OGC Op. No. 09-11-02
The Office of General Counsel issued the following opinion November 6, 2009, representing the position of the New York State Insurance Department.
RE: Cancellation of Insurance for Non-payment; Insured has Filed for Bankruptcy
Is there any provision in the Insurance Law or the regulations promulgated thereunder that prohibits an insurer from cancelling for nonpayment a marine insurance policy where the insured has filed for Chapter 11 bankruptcy protection?
No. There is nothing in the Insurance Law or regulations promulgated thereunder that prohibits an insurer from taking such an action.
A commercial insured covered by a marine insurance policy1 filed for bankruptcy protection under Chapter 11 of the federal Bankruptcy Code. Following that filing, the insurer cancelled the policy for non-payment of premium. The insured’s counsel informed the insurer that the cancellation violates the “automatic stay” provided for under the federal Bankruptcy Code.2 The insurer then reinstated the policy as new business “until cancelled” with annual “renewal endorsements”.
New York Insurance Law § 3426(b) and (c) (McKinney 2006), which governs the cancellation of most commercial lines property/casualty insurance, is relevant to the inquiry. Those statutory provisions read in pertinent part as follows:
(b) During the first sixty days a covered policy is initially in effect, except for the bases for cancellation set forth in paragraph one, two or three of subsection (c) of this section, no cancellation shall become effective until twenty days after written notice is mailed or delivered to the first-named insured at the mailing address shown in the policy and to such insured's authorized agent or broker.

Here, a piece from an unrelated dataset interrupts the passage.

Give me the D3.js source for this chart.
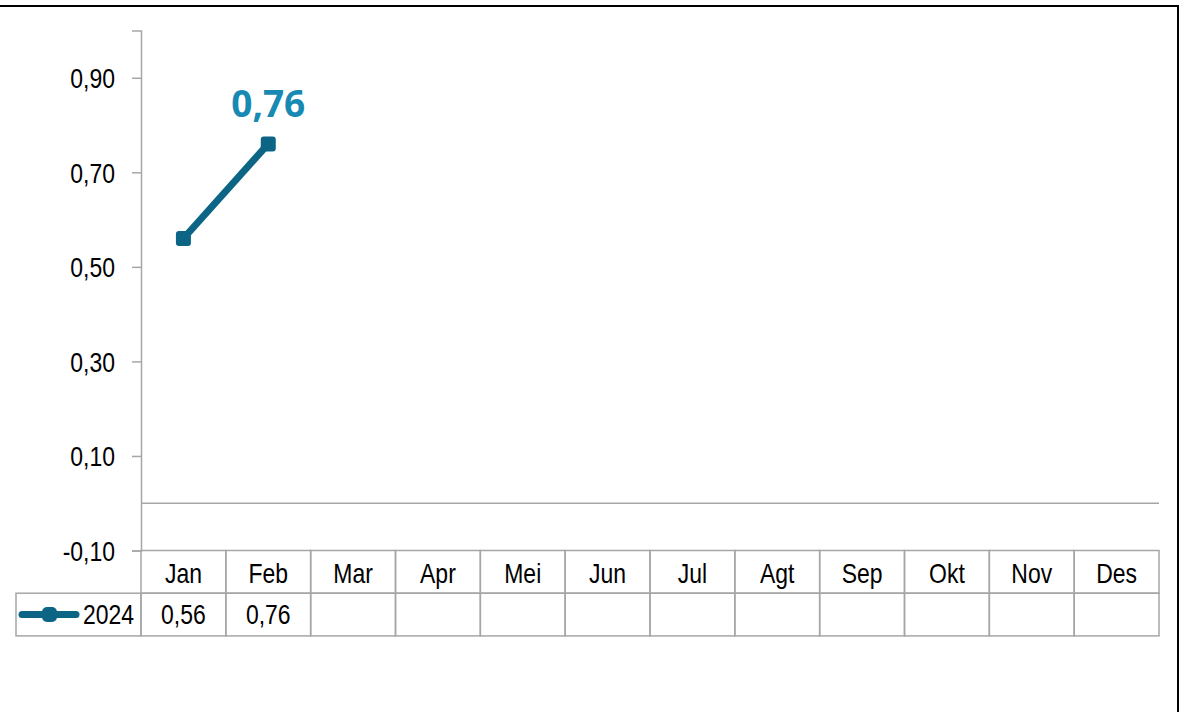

(c) After a covered policy has been in effect for sixty days unless cancelled pursuant to subsection (b) of this section, or on or after the effective date if such policy is a renewal, no notice of cancellation shall become effective until fifteen days after written notice is mailed or delivered to the first-named insured and to such insured's authorized agent or broker, and such cancellation is based on one or more of the following:
(1) With respect to covered policies:
(A) nonpayment of premium provided, however, that a notice of cancellation on this ground shall inform the insured of the amount due;
* * * * *
Insurance Law § 3426(b) and (c) require an insurer to provide timely notice to the insured of cancellation on grounds of nonpayment of premium. Pursuant to that statute, if an insurer wishes to cancel a liability insurance policy, it must provide the requisite written notice to the insured that specifies the reasons for the cancellation. So long as the reason is not otherwise prohibited by law, the Insurance Law does not otherwise limit an insurer’s ability to cancel for nonpayment of premium. Nothing in the Insurance Law or the regulations promulgated thereunder otherwise prohibits an insurer for cancelling a policy for non-payment of premium where the insured has filed for bankruptcy protection.
Notably, Insurance Law § 3426(l)(2) provides that Insurance Law § 3426 does not apply to policies “principally marine insurance.” That Insurance Law § 3426 does not apply to marine insurance, however, is ultimately irrelevant to the inquiry in that there is no provision of the Insurance Law or regulations thereunder that contains any prohibition on cancellations for nonpayment where the insured has filed for bankruptcy protection under Chapter 11 of the Bankruptcy Code. Therefore, insofar as the Insurance Law is concerned, an insurer is free to cancel a policy for nonpayment of premium irrespective of the insured’s bankruptcy status.
For further information you may contact Supervising Attorney Michael Campanelli at the New York City Office.
1 Marine insurance is a kind of insurance defined under New York Insurance Law § 1113(a)(20)(McKinney Supp. 2009). It generally provides protection against loss of or damage to ships, aircraft, and other vehicles, as well as cargoes and transportation infrastructure. Although defined as a single kind of insurance, marine insurance is bifurcated into two broad subcategories, “ocean” marine and inland marine, each of which encompasses different types of risk, and are treated differently for many regulatory purposes. The policy at issue here appears to be ocean marine.
2 The filing of a bankruptcy case, under any chapter of the Bankruptcy Code, triggers an injunction against the continuance of any action by any creditor against the debtor or the debtor's property. See 11 U.S.C. §362. The automatic stay is not lifted until one of the following occurs: a judge lifts the stay at the request of a creditor; the debtor gets a discharge; or the item of property is no longer property of the estate.